Question

f(x) =
−x, x ≤ −1
1 − x^2, −1 < x < 1
x − 1, x ≥ 1
.
Evaulate each of the following or explain why it does not exist.

lim
x→−1 f(x),
lim
x→0 f(x),
lim
x→1 f(x) .

Answer 1

\[find~\lim_{x \rightarrow-1 -}f(x)~and ~\lim_{x \rightarrow-1+ }f(x)\]
similarly
find
\[\lim_{x \rightarrow 1-}f(x)~and~\lim_{x \rightarrow 1+}f(x)\]
similarly for x=0

Answer 2

Yes!
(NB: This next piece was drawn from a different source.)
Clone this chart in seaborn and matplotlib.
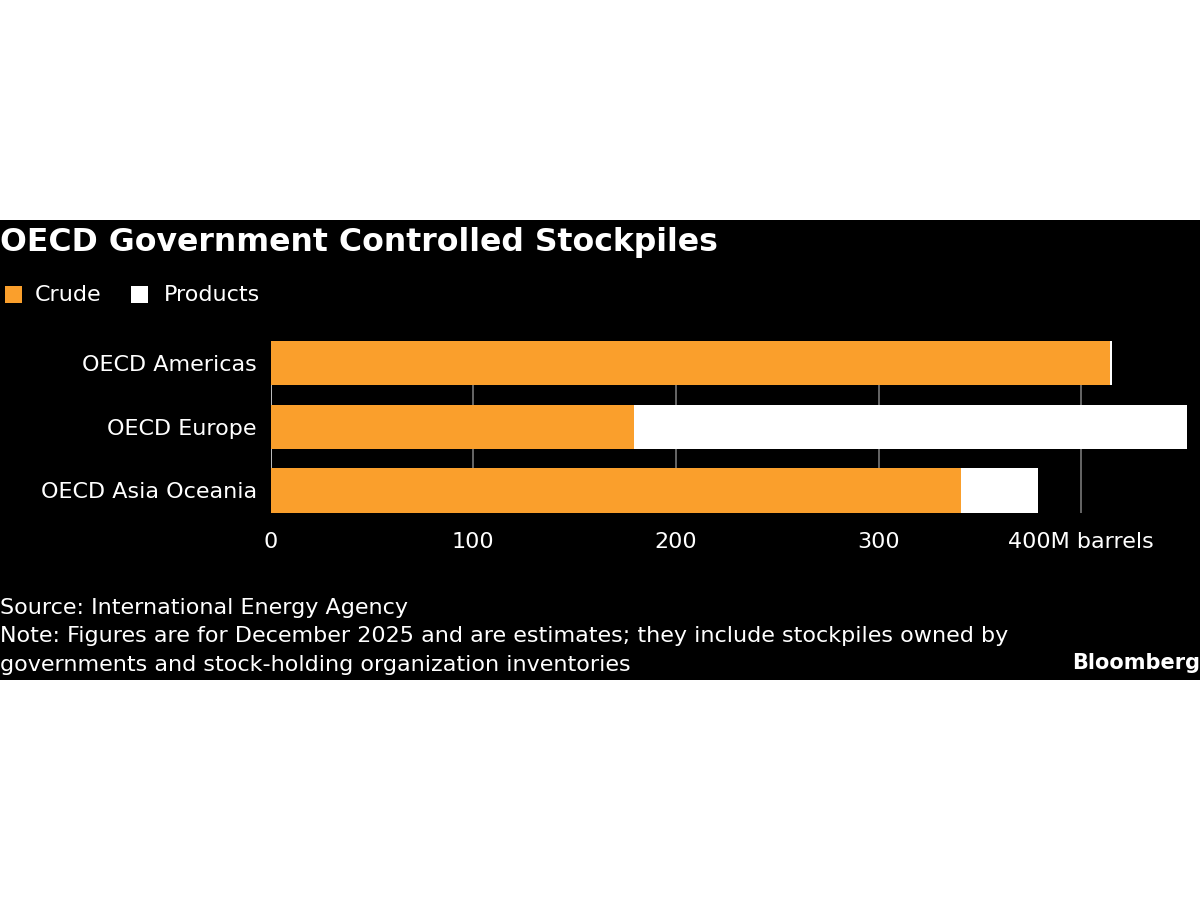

Haha, my prof didn't post solutions so I was wondering if I got the answers right. lim of -1 I got DNE. For lim of 0 I got 1. And for lim of 1 I got 0.

Answer 3

\[\lim_{x \rightarrow -1-}f(x)=\lim_{x \rightarrow -1-}\left( -x \right)\]
put x=1-h,h>0
\[h \rightarrow0~as~x \rightarrow-1-\]
\[\lim_{x \rightarrow -1-}f(x)=\lim_{h \rightarrow 0}\left\{ -\left( -1-h \right) \right\}=\lim_{h \rightarrow 0}\left( 1+h \right)=1\]
\[\lim_{x \rightarrow -1+}f(x)=\lim_{x \rightarrow -1+}\left( 1-x^2 \right)=1-1=0\]
\[\lim_{x \rightarrow -1-}f(x) \neq \lim_{x \rightarrow -1+}f(x)\]
\[Hence \lim_{x \rightarrow -1}f(x) ~does~\not~ exist.\]
so you are correct.
similarly your other limits are also correct.